NOTE: The remainder of the conversation discusses our plan for our limited edition Christmas experience where we were experimenting with a different pricing model and game structure. This no longer applies to current offerings at Cracked it! Escape Games. (BAV)
(BV) So, as enterpreneurs we always have to learn what our market is really looking for. We've heard some grumblings in the market that participants or guests would like to have private experiences. The general model in escape rooms is a public ticketing experience where, if I have a room that's built for 8 people and two people buy tickets for it, that leaves six tickets remaining over that other people can purchase until the room fills up. Which is a great business model for the bottom line as far as your profits go. But sometimes it's not the best business model for providing an excellent experience for our customer experience. If people book for at least three people in the room, that will lock out the room so nobody else can purchase tickets in the room. It's a private experience for them.

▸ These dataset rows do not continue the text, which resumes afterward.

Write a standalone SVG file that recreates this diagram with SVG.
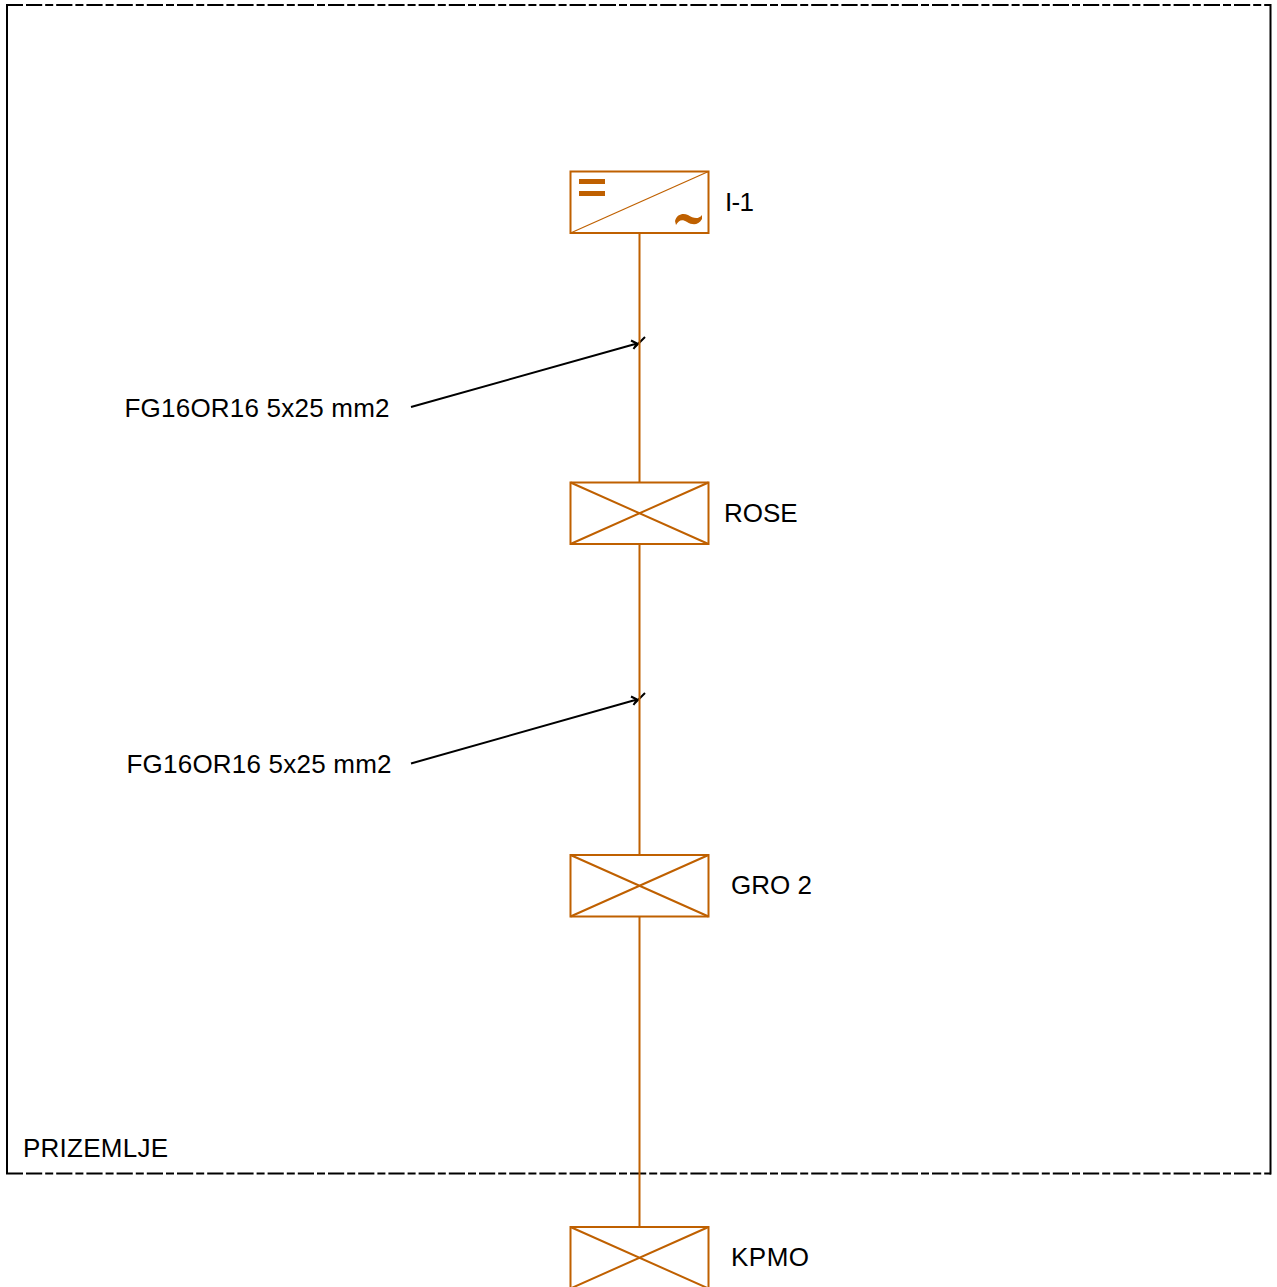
<svg xmlns="http://www.w3.org/2000/svg" width="1277" height="1287" viewBox="0 0 1277 1287">
<style>
text{font-family:"Liberation Sans",Arial,sans-serif;font-size:26px;fill:#000}
.o{fill:none;stroke:#bf6000;stroke-width:2}
.t{fill:none;stroke:#bf6000;stroke-width:1.2}
.b{fill:none;stroke:#000;stroke-width:2}
.d{stroke-dasharray:16.200 3 8 3}
</style>
<defs>
<g id="sw"><rect class="o" x="570.500" y="0.500" width="138" height="61.500"/><path class="o" d="M570.500 .5L708.500 62M708.500 .5L570.500 62"/></g>
</defs>
<rect width="1277" height="1287" fill="#fff"/>
<g id="frame">
<path class="b" d="M7 4V1174.500M1270.500 4V1174.500M6 5H23M6 1173.500H23"/>
<path class="b d" d="M26 5H1271M26 1173.500H1271"/>
<text x="23" y="1157" textLength="145">PRIZEMLJE</text>
</g>
<g id="connectors">
<path class="b" d="M411 407L637 343.500M631 340.500L637 343.500L633.500 349M634 348L645 337M411 763.500L637 699.500M631 696.500L637 699.500L633.500 705M634 704L645 693"/>
<path class="o" d="M639.500 233V482.500M639.500 544V855M639.500 916V1227"/>
<text x="124.500" y="417" textLength="265">FG16OR16 5x25 mm2</text>
<text x="126.500" y="773" textLength="265">FG16OR16 5x25 mm2</text>
</g>
<g id="I-1">
<rect class="o" x="570.500" y="171.500" width="138" height="61.500"/>
<path class="t" d="M570.500 233L708.500 171.500"/>
<path d="M579 179H605V184H579ZM579 191H605V196H579Z" fill="#bf6000"/>
<path d="M675 221C677 214 683 213 688 215C693 218 698 220 702 215L702 219C698 226 692 225 687 222C682 219 679 220 676 225Z" fill="#bf6000"/>
<text x="725" y="211" textLength="29">I-1</text>
</g>
<g id="ROSE"><use href="#sw" y="482"/><text x="724" y="522">ROSE</text></g>
<g id="GRO2"><use href="#sw" y="854.500"/><text x="731" y="894">GRO 2</text></g>
<g id="KPMO"><use href="#sw" y="1226.500"/><text x="731" y="1266" textLength="78">KPMO</text></g>
</svg>
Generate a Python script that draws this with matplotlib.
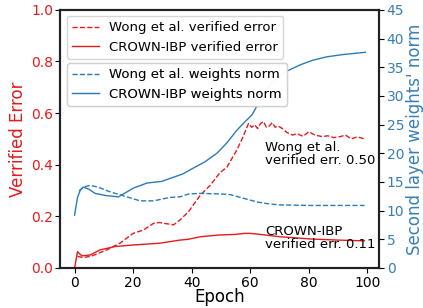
import matplotlib
matplotlib.use("Agg")
import matplotlib.pyplot as plt
import numpy as np

# Data
wong_err_ep = [1, 3, 6, 11, 15.5, 20, 23.5, 27, 29, 33.8, 36, 38.9, 43, 46.3, 49.7, 52, 55.4, 57.2, 59.4, 60.5, 61.5, 62.5, 63.5, 64.5, 65.5, 66.5, 67.5, 68.5, 69.5, 71, 72.5, 74.4, 76, 78, 80, 82, 84.6, 86.5, 88.5, 90.8, 92.5, 94.5, 96.5, 99]
wong_err = [0.045, 0.04, 0.047, 0.07, 0.096, 0.134, 0.147, 0.173, 0.176, 0.167, 0.186, 0.218, 0.283, 0.32, 0.37, 0.39, 0.457, 0.50, 0.56, 0.545, 0.555, 0.54, 0.56, 0.567, 0.545, 0.55, 0.563, 0.545, 0.55, 0.54, 0.525, 0.515, 0.52, 0.51, 0.528, 0.515, 0.509, 0.512, 0.505, 0.509, 0.515, 0.50, 0.508, 0.50]

crown_err_ep = [0, 1, 2.5, 5.3, 8.7, 13.8, 20, 29.2, 36, 38.8, 43, 49.7, 55, 58, 60, 65, 70, 75, 81, 90, 99]
crown_err = [0.0, 0.063, 0.047, 0.05, 0.07, 0.083, 0.089, 0.096, 0.108, 0.111, 0.121, 0.128, 0.13, 0.134, 0.134, 0.128, 0.121, 0.117, 0.112, 0.108, 0.105]

wong_norm_ep = [1.5, 3, 5.3, 8, 12, 17.8, 22.4, 27, 32.6, 36, 38.9, 42.9, 49.7, 53, 56.6, 59.5, 62.3, 66, 70, 80, 90, 99]
wong_norm = [13.4, 14.1, 14.4, 14.1, 13.3, 12.4, 11.7, 11.7, 12.3, 12.4, 12.9, 13.0, 12.9, 12.8, 12.3, 11.9, 11.5, 11.2, 11.0, 10.9, 10.9, 10.9]

crown_norm_ep = [0, 1, 2, 3, 5, 7, 11, 15, 20, 24.7, 29.8, 37, 40.5, 44.5, 48.6, 52, 55.4, 58, 60.6, 63.4, 65.5, 67.4, 70, 72, 77, 81.2, 86, 91.5, 99.3]
crown_norm = [9.2, 12.3, 13.6, 14.1, 13.7, 13.0, 12.6, 12.4, 13.9, 14.8, 15.1, 16.4, 17.4, 18.5, 20.0, 21.8, 24.0, 25.4, 26.7, 29.3, 31.0, 32.3, 33.6, 34.2, 35.4, 36.2, 36.8, 37.2, 37.6]

RED = "#e41a1c"
BLUE = "#377eb8"
LRED = "#e41a1c"
LBLUE = "#2b7bba"

fig = plt.figure(figsize=(4.23, 3.08), dpi=100)
ax = fig.add_axes([0.142, 0.130, 0.754, 0.838])
ax2 = ax.twinx()

l1, = ax.plot(wong_err_ep, wong_err, color=LRED, ls="--", lw=1, label="Wong et al. verified error")
l2, = ax.plot(crown_err_ep, crown_err, color=LRED, ls="-", lw=1, label="CROWN-IBP verified error")
l3, = ax2.plot(wong_norm_ep, wong_norm, color=LBLUE, ls="--", lw=1, label="Wong et al. weights norm")
l4, = ax2.plot(crown_norm_ep, crown_norm, color=LBLUE, ls="-", lw=1, label="CROWN-IBP weights norm")

ax.set_ylim(0, 1.0)
ax2.set_ylim(0, 45)
ax.set_xlim(-4.95, 103.95)
ax.set_xticks([0, 20, 40, 60, 80, 100])
ax.set_yticks([0, 0.2, 0.4, 0.6, 0.8, 1.0])
ax2.set_yticks(range(0, 50, 5))

ax.tick_params(axis="y", labelcolor=RED, color="black", labelsize=10, pad=1.5)
ax.tick_params(axis="x", labelsize=10, pad=2)
ax2.tick_params(axis="y", labelcolor=BLUE, color="black", labelsize=10, pad=2)

ax.set_xlabel("Epoch", fontsize=12, labelpad=-1)
ax.set_ylabel("Verrified Error", color=RED, fontsize=12, labelpad=3)
ax2.set_ylabel("Second layer weights' norm", color=BLUE, fontsize=12, labelpad=1)

for a in (ax, ax2):
    for s in a.spines.values():
        s.set_linewidth(1.5)
        s.set_color("#222222")

W, H = 319.0, 258.0
leg_kw = dict(loc="upper left", fontsize=9.5, handlelength=2.0, borderaxespad=0.0)
leg1 = ax2.legend(handles=[l1, l2], bbox_to_anchor=(7 / W, 1 - 6 / H), **leg_kw)
ax2.add_artist(leg1)
leg2 = ax2.legend(handles=[l3, l4], bbox_to_anchor=(7 / W, 1 - 53 / H), **leg_kw)
ax2.add_artist(leg2)

ax.text(65.1, 0.442, "Wong et al.\nverified err. 0.50", fontsize=9.5, va="center", ha="left", linespacing=0.95)
ax.text(65.1, 0.116, "CROWN-IBP\nverified err. 0.11", fontsize=9.5, va="center", ha="left", linespacing=0.95)

fig.savefig("out.png", dpi=100)
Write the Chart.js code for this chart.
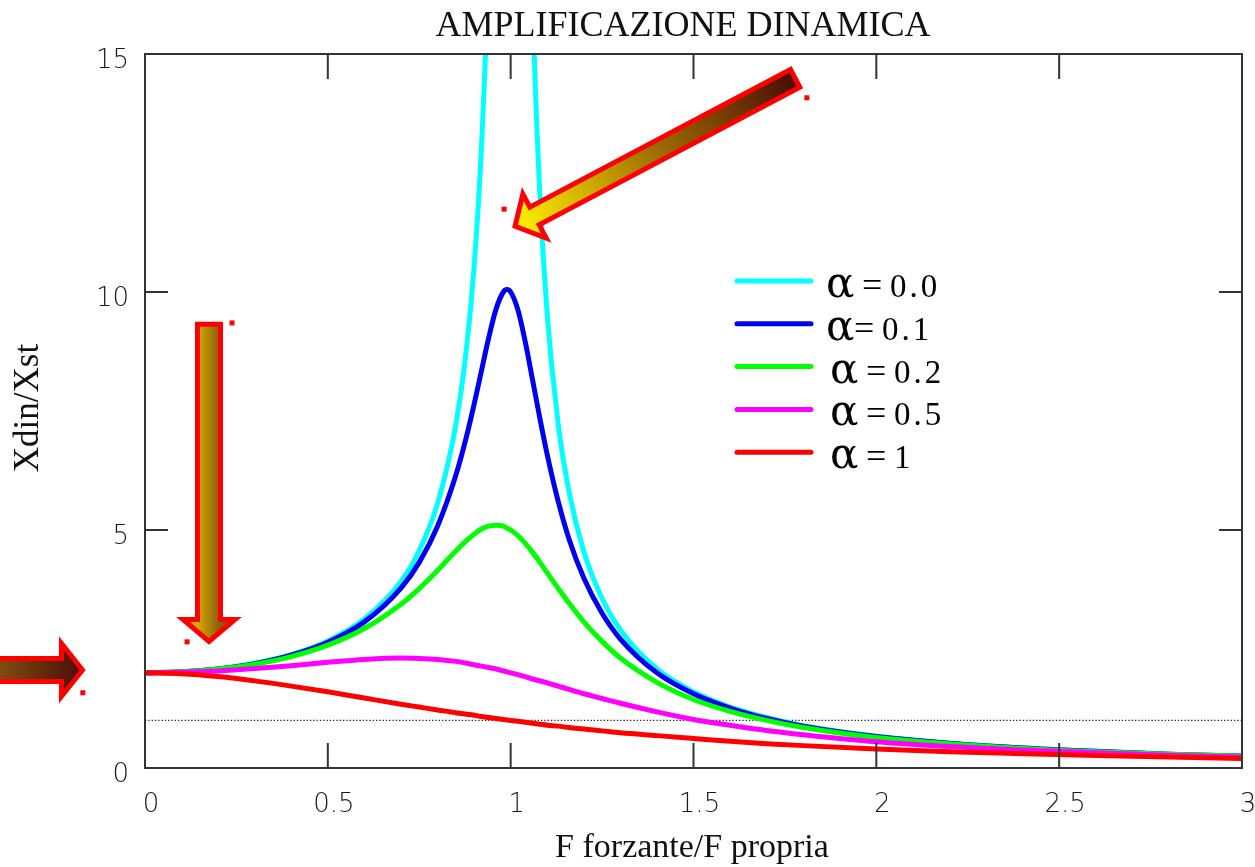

We're also knocking down the price a little bit compared to our 25 dollar price point. We're going to set it at 18 dollars. As well as, we are going to scale back the time jus a little bit to 45 minutes because some people would like a shorter game as well. This room itself, this experience itself, is for us to collect some data points that we can modify our business model as we move forward if we choose to expand into another market, or if I choose to franchise the business out. That's kind of what the future holds for us.
(RK) Again, that is Cracked it! Escape Games in Jacksonville, North Carolina. Brian Vinciguerra, thank you so much for joining us.
(BV) My pleasure Richard, thank you so much for having me.